__What to do__. Word for word, copy all the data and drop the pictures.

(Plotting code records)
● ● ●

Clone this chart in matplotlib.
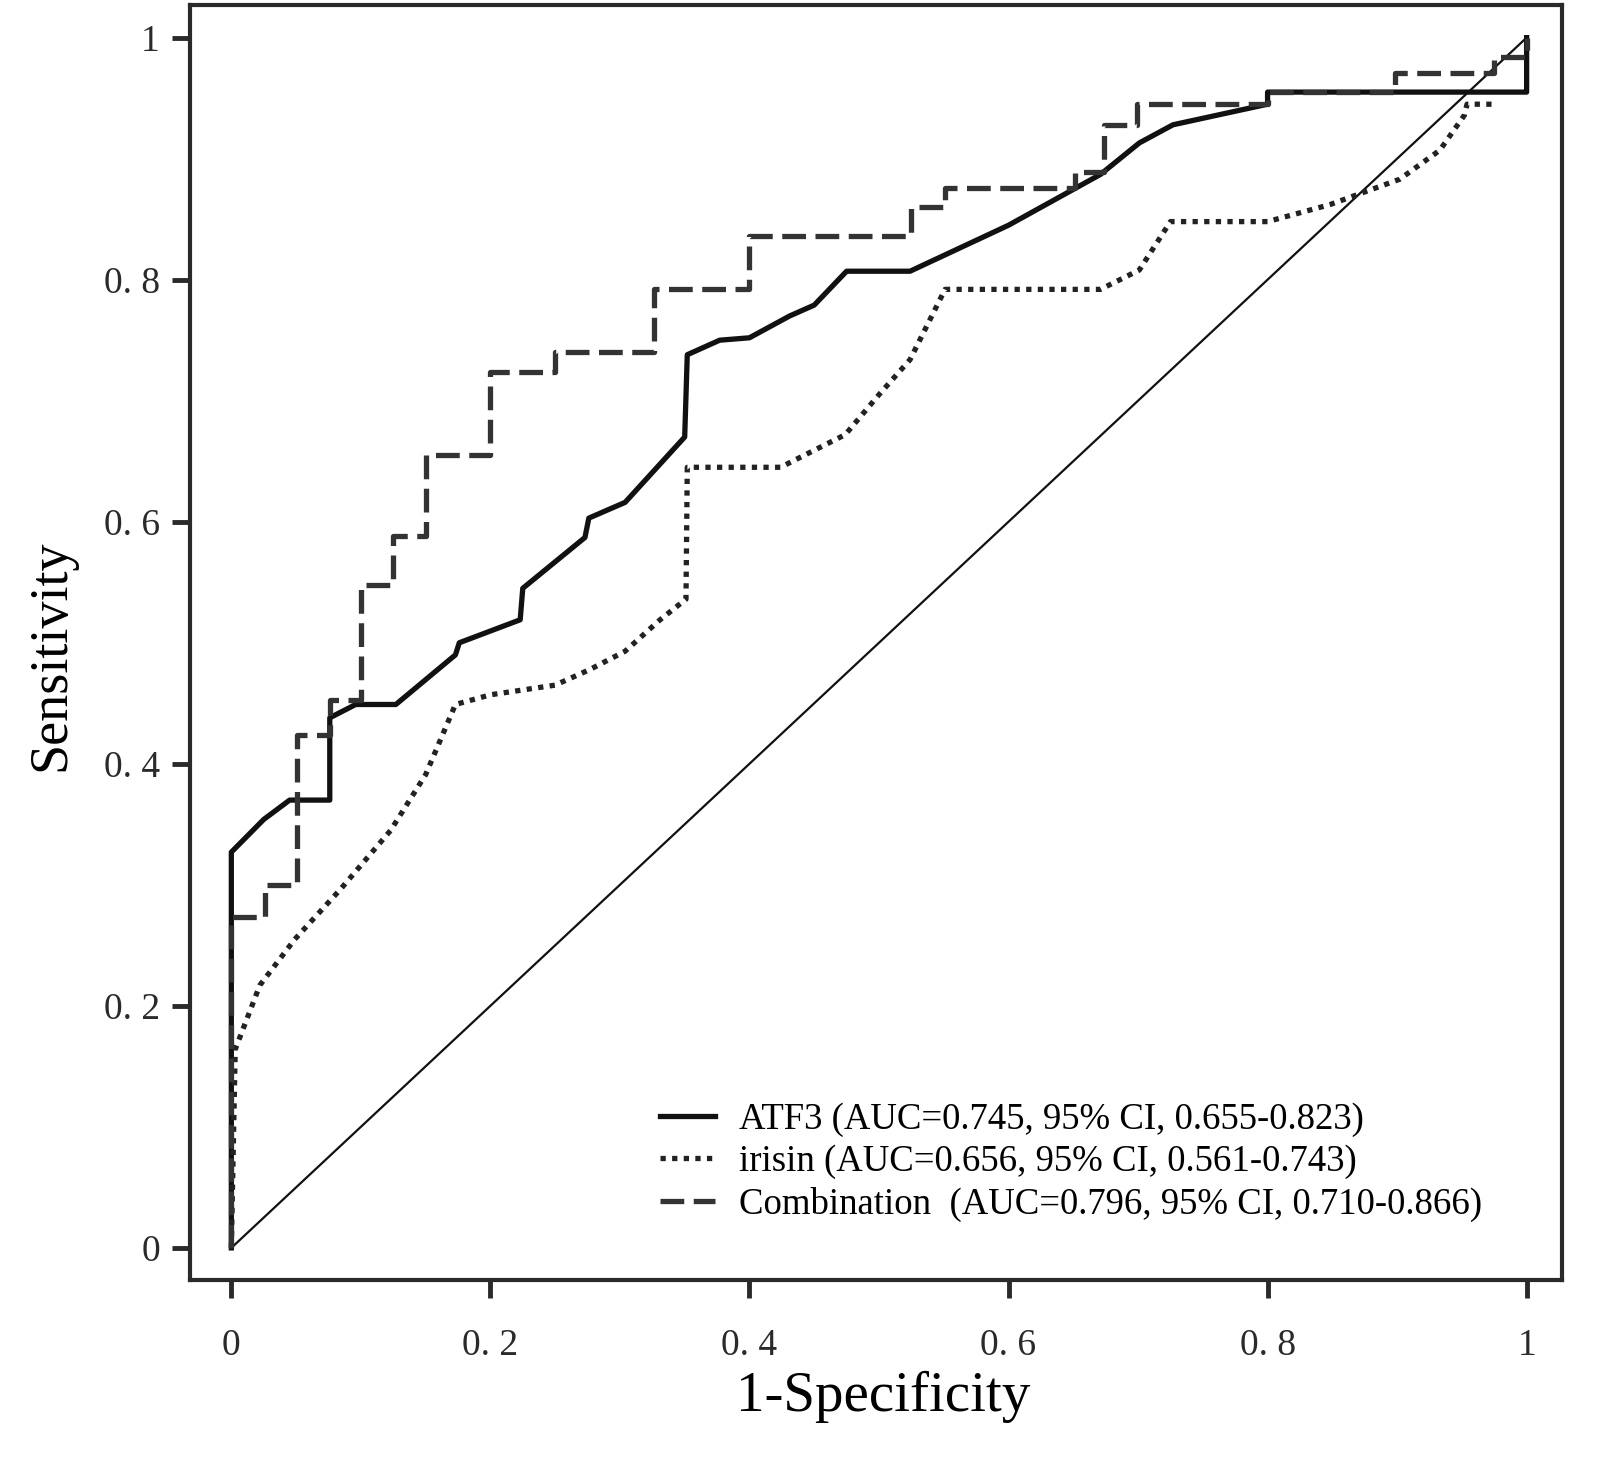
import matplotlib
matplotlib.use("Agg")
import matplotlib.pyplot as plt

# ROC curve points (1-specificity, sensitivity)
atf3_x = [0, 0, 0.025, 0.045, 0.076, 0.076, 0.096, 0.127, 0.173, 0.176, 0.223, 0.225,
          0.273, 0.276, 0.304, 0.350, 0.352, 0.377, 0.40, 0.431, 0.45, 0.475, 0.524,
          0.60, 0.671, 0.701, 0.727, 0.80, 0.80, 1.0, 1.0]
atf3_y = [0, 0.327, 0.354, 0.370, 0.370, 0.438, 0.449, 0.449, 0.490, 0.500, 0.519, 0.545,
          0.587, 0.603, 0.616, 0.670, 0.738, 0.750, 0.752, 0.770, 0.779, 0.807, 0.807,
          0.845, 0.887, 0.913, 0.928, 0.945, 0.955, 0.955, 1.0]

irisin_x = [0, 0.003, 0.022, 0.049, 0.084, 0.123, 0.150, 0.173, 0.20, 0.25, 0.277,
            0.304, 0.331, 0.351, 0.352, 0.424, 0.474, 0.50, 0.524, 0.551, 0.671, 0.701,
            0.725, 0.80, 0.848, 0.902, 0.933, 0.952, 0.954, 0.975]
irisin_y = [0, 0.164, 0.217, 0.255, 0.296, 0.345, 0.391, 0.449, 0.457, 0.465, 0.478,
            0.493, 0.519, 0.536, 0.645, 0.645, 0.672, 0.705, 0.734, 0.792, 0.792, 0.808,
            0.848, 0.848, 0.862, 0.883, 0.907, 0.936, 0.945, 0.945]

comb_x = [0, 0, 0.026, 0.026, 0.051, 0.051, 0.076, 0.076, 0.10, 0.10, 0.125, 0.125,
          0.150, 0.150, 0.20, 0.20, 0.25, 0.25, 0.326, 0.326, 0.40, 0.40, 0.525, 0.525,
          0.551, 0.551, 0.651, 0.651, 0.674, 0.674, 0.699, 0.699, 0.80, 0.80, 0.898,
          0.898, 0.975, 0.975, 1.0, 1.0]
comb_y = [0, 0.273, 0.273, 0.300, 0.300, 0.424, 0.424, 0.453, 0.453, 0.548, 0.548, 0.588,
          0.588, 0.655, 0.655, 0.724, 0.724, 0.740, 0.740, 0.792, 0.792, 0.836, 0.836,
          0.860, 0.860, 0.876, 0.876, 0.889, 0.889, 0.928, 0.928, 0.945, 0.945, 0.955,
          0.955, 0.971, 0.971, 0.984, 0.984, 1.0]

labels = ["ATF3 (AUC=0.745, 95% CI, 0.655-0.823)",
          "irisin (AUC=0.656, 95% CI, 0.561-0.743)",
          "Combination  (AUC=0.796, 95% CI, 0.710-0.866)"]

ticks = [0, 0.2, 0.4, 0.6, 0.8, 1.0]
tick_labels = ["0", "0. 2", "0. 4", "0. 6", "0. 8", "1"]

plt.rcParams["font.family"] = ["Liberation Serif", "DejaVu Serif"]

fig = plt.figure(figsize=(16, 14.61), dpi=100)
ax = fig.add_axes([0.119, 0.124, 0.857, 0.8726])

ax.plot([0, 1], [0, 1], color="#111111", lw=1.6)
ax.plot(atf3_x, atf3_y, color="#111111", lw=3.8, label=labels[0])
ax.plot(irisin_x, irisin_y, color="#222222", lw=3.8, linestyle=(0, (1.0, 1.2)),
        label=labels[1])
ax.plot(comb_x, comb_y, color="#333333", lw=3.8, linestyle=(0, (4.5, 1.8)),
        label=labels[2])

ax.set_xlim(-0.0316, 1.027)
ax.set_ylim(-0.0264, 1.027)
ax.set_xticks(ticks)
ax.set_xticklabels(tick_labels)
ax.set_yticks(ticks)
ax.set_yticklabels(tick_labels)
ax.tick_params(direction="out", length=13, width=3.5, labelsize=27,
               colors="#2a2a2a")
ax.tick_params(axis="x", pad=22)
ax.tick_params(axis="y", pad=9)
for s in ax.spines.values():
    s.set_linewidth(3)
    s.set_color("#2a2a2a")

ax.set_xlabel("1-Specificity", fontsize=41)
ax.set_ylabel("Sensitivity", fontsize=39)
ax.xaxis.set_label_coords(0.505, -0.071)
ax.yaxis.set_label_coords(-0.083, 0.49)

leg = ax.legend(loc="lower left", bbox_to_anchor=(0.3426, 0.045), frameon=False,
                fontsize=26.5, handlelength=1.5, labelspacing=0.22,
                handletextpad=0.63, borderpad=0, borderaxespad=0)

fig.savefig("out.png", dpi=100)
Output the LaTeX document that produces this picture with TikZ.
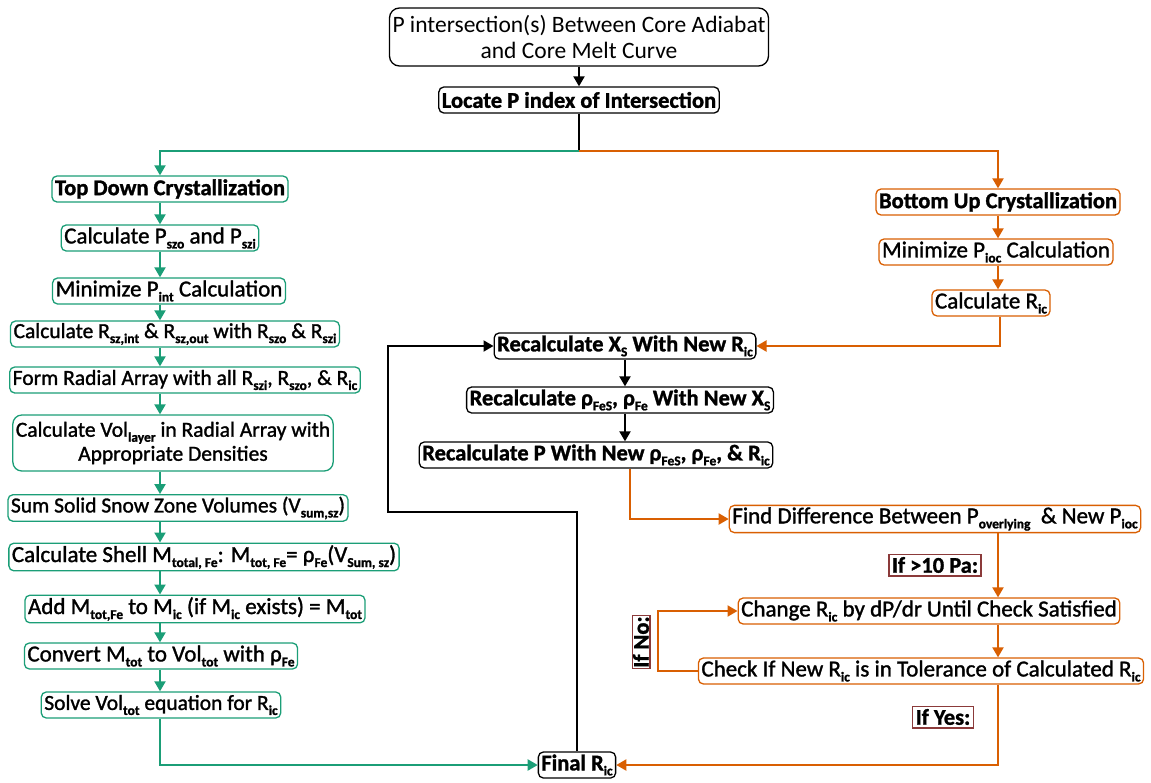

● ● ●

__Output for this exercise__.
Clone this chart in matplotlib.
import matplotlib
matplotlib.use("Agg")
import matplotlib.pyplot as plt

# ROC curve points (1-specificity, sensitivity)
atf3_x = [0, 0, 0.025, 0.045, 0.076, 0.076, 0.096, 0.127, 0.173, 0.176, 0.223, 0.225,
          0.273, 0.276, 0.304, 0.350, 0.352, 0.377, 0.40, 0.431, 0.45, 0.475, 0.524,
          0.60, 0.671, 0.701, 0.727, 0.80, 0.80, 1.0, 1.0]
atf3_y = [0, 0.327, 0.354, 0.370, 0.370, 0.438, 0.449, 0.449, 0.490, 0.500, 0.519, 0.545,
          0.587, 0.603, 0.616, 0.670, 0.738, 0.750, 0.752, 0.770, 0.779, 0.807, 0.807,
          0.845, 0.887, 0.913, 0.928, 0.945, 0.955, 0.955, 1.0]

irisin_x = [0, 0.003, 0.022, 0.049, 0.084, 0.123, 0.150, 0.173, 0.20, 0.25, 0.277,
            0.304, 0.331, 0.351, 0.352, 0.424, 0.474, 0.50, 0.524, 0.551, 0.671, 0.701,
            0.725, 0.80, 0.848, 0.902, 0.933, 0.952, 0.954, 0.975]
irisin_y = [0, 0.164, 0.217, 0.255, 0.296, 0.345, 0.391, 0.449, 0.457, 0.465, 0.478,
            0.493, 0.519, 0.536, 0.645, 0.645, 0.672, 0.705, 0.734, 0.792, 0.792, 0.808,
            0.848, 0.848, 0.862, 0.883, 0.907, 0.936, 0.945, 0.945]

comb_x = [0, 0, 0.026, 0.026, 0.051, 0.051, 0.076, 0.076, 0.10, 0.10, 0.125, 0.125,
          0.150, 0.150, 0.20, 0.20, 0.25, 0.25, 0.326, 0.326, 0.40, 0.40, 0.525, 0.525,
          0.551, 0.551, 0.651, 0.651, 0.674, 0.674, 0.699, 0.699, 0.80, 0.80, 0.898,
          0.898, 0.975, 0.975, 1.0, 1.0]
comb_y = [0, 0.273, 0.273, 0.300, 0.300, 0.424, 0.424, 0.453, 0.453, 0.548, 0.548, 0.588,
          0.588, 0.655, 0.655, 0.724, 0.724, 0.740, 0.740, 0.792, 0.792, 0.836, 0.836,
          0.860, 0.860, 0.876, 0.876, 0.889, 0.889, 0.928, 0.928, 0.945, 0.945, 0.955,
          0.955, 0.971, 0.971, 0.984, 0.984, 1.0]

labels = ["ATF3 (AUC=0.745, 95% CI, 0.655-0.823)",
          "irisin (AUC=0.656, 95% CI, 0.561-0.743)",
          "Combination  (AUC=0.796, 95% CI, 0.710-0.866)"]

ticks = [0, 0.2, 0.4, 0.6, 0.8, 1.0]
tick_labels = ["0", "0. 2", "0. 4", "0. 6", "0. 8", "1"]

plt.rcParams["font.family"] = ["Liberation Serif", "DejaVu Serif"]

fig = plt.figure(figsize=(16, 14.61), dpi=100)
ax = fig.add_axes([0.119, 0.124, 0.857, 0.8726])

ax.plot([0, 1], [0, 1], color="#111111", lw=1.6)
ax.plot(atf3_x, atf3_y, color="#111111", lw=3.8, label=labels[0])
ax.plot(irisin_x, irisin_y, color="#222222", lw=3.8, linestyle=(0, (1.0, 1.2)),
        label=labels[1])
ax.plot(comb_x, comb_y, color="#333333", lw=3.8, linestyle=(0, (4.5, 1.8)),
        label=labels[2])

ax.set_xlim(-0.0316, 1.027)
ax.set_ylim(-0.0264, 1.027)
ax.set_xticks(ticks)
ax.set_xticklabels(tick_labels)
ax.set_yticks(ticks)
ax.set_yticklabels(tick_labels)
ax.tick_params(direction="out", length=13, width=3.5, labelsize=27,
               colors="#2a2a2a")
ax.tick_params(axis="x", pad=22)
ax.tick_params(axis="y", pad=9)
for s in ax.spines.values():
    s.set_linewidth(3)
    s.set_color("#2a2a2a")

ax.set_xlabel("1-Specificity", fontsize=41)
ax.set_ylabel("Sensitivity", fontsize=39)
ax.xaxis.set_label_coords(0.505, -0.071)
ax.yaxis.set_label_coords(-0.083, 0.49)

leg = ax.legend(loc="lower left", bbox_to_anchor=(0.3426, 0.045), frameon=False,
                fontsize=26.5, handlelength=1.5, labelspacing=0.22,
                handletextpad=0.63, borderpad=0, borderaxespad=0)

fig.savefig("out.png", dpi=100)
Output the LaTeX document that produces this picture with TikZ.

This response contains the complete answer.